4. Validate the patch

After rebooting into the patched kernel, reproduce the previous workload that caused the oops. If you didn’t have a known trigger, run a graphics‑intensive session (compositor + a few GL apps) for an hour while monitoring dmesg. The absence of the prealloc cleanup trace confirms the fix is in place.
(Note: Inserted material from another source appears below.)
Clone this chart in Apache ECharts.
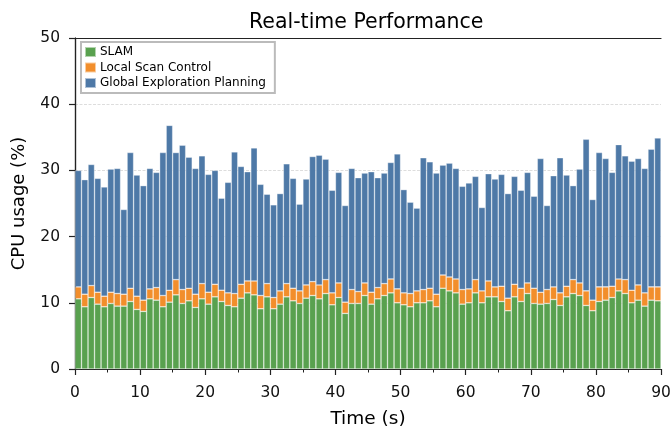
<!DOCTYPE html>
<html>
<head>
<meta charset="utf-8">
<script src="https://cdn.jsdelivr.net/npm/echarts@6/dist/echarts.min.js"></script>
<style>html,body{margin:0;padding:0;background:#fff;}#c{width:671px;height:433px;}</style>
</head>
<body>
<div id="c"></div>
<script>
// time slots (seconds), one bar per second
const timeSlots = Array.from({length: 90}, (_, i) => i);

const slam = [10.6,9.4,10.8,9.8,9.4,9.9,9.5,9.5,10.2,9.0,
  8.7,10.6,10.4,9.4,10.1,11.2,9.9,10.3,9.3,10.6,
  9.8,10.9,10.2,9.6,9.4,10.7,11.5,11.2,9.1,10.9,
  9.1,9.8,10.9,10.3,9.9,10.7,11.1,10.6,11.4,9.7,
  10.8,8.4,9.9,9.9,11.1,9.8,10.6,11.1,11.5,10.0,
  9.7,9.4,10.0,10.0,10.3,9.4,12.2,11.8,11.5,9.8,
  10.0,11.5,10.0,10.9,10.9,10.2,8.8,10.9,10.2,11.4,
  9.9,9.8,9.9,10.5,9.6,10.9,11.4,11.1,9.6,8.8,
  10.2,10.4,10.8,11.8,11.4,10.0,10.4,9.5,10.4,10.3];

const localScan = [1.8,1.9,1.8,1.8,1.6,1.7,1.9,1.8,2.0,2.0,
  1.7,1.5,1.9,1.7,1.8,2.3,2.1,1.9,2.0,2.3,
  1.8,1.9,1.7,1.9,2.0,2.1,1.8,2.1,2.0,2.0,
  1.7,2.0,2.0,1.9,1.9,2.0,2.1,2.1,2.1,1.8,
  2.2,1.7,2.1,1.8,1.9,1.8,1.7,1.8,2.1,2.1,
  1.8,2.0,1.8,2.0,1.9,1.9,2.0,2.1,2.1,2.2,
  2.1,2.0,1.8,2.4,1.5,2.3,1.9,1.9,2.0,1.6,
  2.3,1.8,2.1,1.9,1.9,1.6,2.1,1.9,2.2,1.6,
  2.2,2.0,1.7,1.8,2.1,1.9,2.3,2.0,2.0,2.1];

const globalPlan = [17.6,17.3,18.3,17.2,16.5,18.6,18.9,12.8,20.5,18.3,
  17.3,18.2,17.4,21.6,24.9,19.2,21.8,19.8,19.0,19.3,
  17.8,17.2,13.9,16.7,21.4,17.8,16.5,20.1,16.8,13.5,
  14.0,14.7,18.1,16.6,13.1,16.0,18.9,19.6,18.2,15.5,
  16.7,14.6,18.3,17.2,16.6,18.2,16.6,16.7,17.6,20.4,
  15.6,13.8,12.5,19.9,19.1,18.3,16.6,17.2,16.7,15.6,
  16.0,15.6,12.6,16.2,16.3,16.9,15.8,16.3,14.8,16.7,
  13.9,20.2,12.7,16.8,20.4,16.8,14.2,17.2,22.9,15.2,
  20.3,19.4,17.2,20.3,18.7,19.5,19.1,18.8,20.8,22.5];

const seriesNames = ['SLAM', 'Local Scan Control', 'Global Exploration Planning'];
const seriesColors = ['#59a14f', '#f28e2b', '#4e79a7'];
const seriesData = [slam, localScan, globalPlan];

const FONT = 'DejaVu Sans';
const spine = {show: true, lineStyle: {color: '#222', width: 1.2}};

const chart = echarts.init(document.getElementById('c'), null, {renderer: 'canvas'});
chart.setOption({
  animation: false,
  backgroundColor: '#fff',
  textStyle: {fontFamily: FONT},
  title: {
    text: 'Real-time Performance',
    left: 244, top: 7,
    textStyle: {fontFamily: FONT, fontSize: 20.5, fontWeight: 'normal', color: '#000'}
  },
  legend: {
    orient: 'vertical',
    left: 81, top: 42,
    padding: [4, 9, 4, 3],
    itemGap: 3.5,
    itemWidth: 11, itemHeight: 10,
    icon: 'rect',
    borderColor: '#bbb', borderWidth: 2, borderRadius: 0,
    backgroundColor: '#fff',
    textStyle: {fontFamily: FONT, fontSize: 12, color: '#000', padding: [0,0,0,-1]},
    data: seriesNames
  },
  grid: {left: 75, right: 10, top: 38, bottom: 64, containLabel: false, outerBoundsMode: 'none'},
  xAxis: [
    {
      type: 'category', data: timeSlots, boundaryGap: true,
      axisLine: {show: false}, axisTick: {show: false}, axisLabel: {show: false},
      splitLine: {show: false}
    },
    {
      type: 'value', min: 0, max: 90, interval: 10, position: 'bottom',
      axisLine: spine,
      axisTick: {show: true, length: 6, lineStyle: {color: '#222', width: 1.2}},
      minorTick: {show: true, splitNumber: 2, length: 3.5, lineStyle: {color: '#222', width: 1}},
      axisLabel: {fontFamily: FONT, fontSize: 15.5, color: '#111', margin: 16},
      splitLine: {show: false},
      name: 'Time (s)', nameLocation: 'middle', nameGap: 41,
      nameTextStyle: {fontFamily: FONT, fontSize: 18.5, color: '#000'}
    },
    {
      type: 'value', min: 0, max: 90, position: 'top',
      axisLine: spine, axisTick: {show: false}, axisLabel: {show: false}, splitLine: {show: false}
    }
  ],
  yAxis: [
    {
      type: 'value', min: 0, max: 50, interval: 10, position: 'left',
      axisLine: spine,
      axisTick: {show: true, length: 6, lineStyle: {color: '#222', width: 1.2}},
      axisLabel: {fontFamily: FONT, fontSize: 15.5, color: '#111', margin: 15},
      splitLine: {show: true, lineStyle: {color: '#d4d4d4', width: 0.8, type: [3, 1.5]}},
      name: 'CPU usage (%)', nameLocation: 'middle', nameGap: 47,
      nameTextStyle: {fontFamily: FONT, fontSize: 18, color: '#000'}
    },
    {
      type: 'value', min: 0, max: 50, position: 'right',
      axisLine: spine, axisTick: {show: false}, axisLabel: {show: false}, splitLine: {show: false}
    }
  ],
  series: seriesNames.map((name, k) => ({
    name: name,
    type: 'bar',
    stack: 'cpu',
    xAxisIndex: 0, yAxisIndex: 0,
    barWidth: '100%',
    barCategoryGap: 0,
    itemStyle: {color: seriesColors[k], borderColor: 'rgba(255,255,255,0.55)', borderWidth: 0.6},
    emphasis: {disabled: true},
    data: seriesData[k]
  }))
});
</script>
</body>
</html>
The Long Tail of Unpatched Devices

The upstream fix is small and clean, but many devices will never receive it. Vendor Android kernels, custom IoT firmware, and older Snapdragon boards often rely on proprietary fork of the kernel that receive spotty security maintenance. For administrators of such fleets, the only realistic options are to push vendors for a timetable, disable unused DRM functionality, or physically disconnect the devices from untrusted users. If the hardware is critical and cannot be updated, consider the mitigations above as permanent controls.

Outlook

CVE‑2025‑40247 is a textbook example of why error‑path hygiene matters. A single missing NULL check gave attackers a reliable crash primitive on millions of devices. The mainstream Linux distributions are already shipping patched kernels; the real exposure now shifts to custom and embedded kernels where update cycles lag. Look for any follow‑up advisories from hardware manufacturers, and keep an eye on your vulnerability scanner dashboards for related CVE entries—when one error path gets fixed, maintainers often discover similar flaws nearby. In the coming weeks, we may see side‑by‑side patches for other DRM drivers that share the same pattern. For now, the priority is simple: update your kernel, trim your DRM attack surface, and sleep better.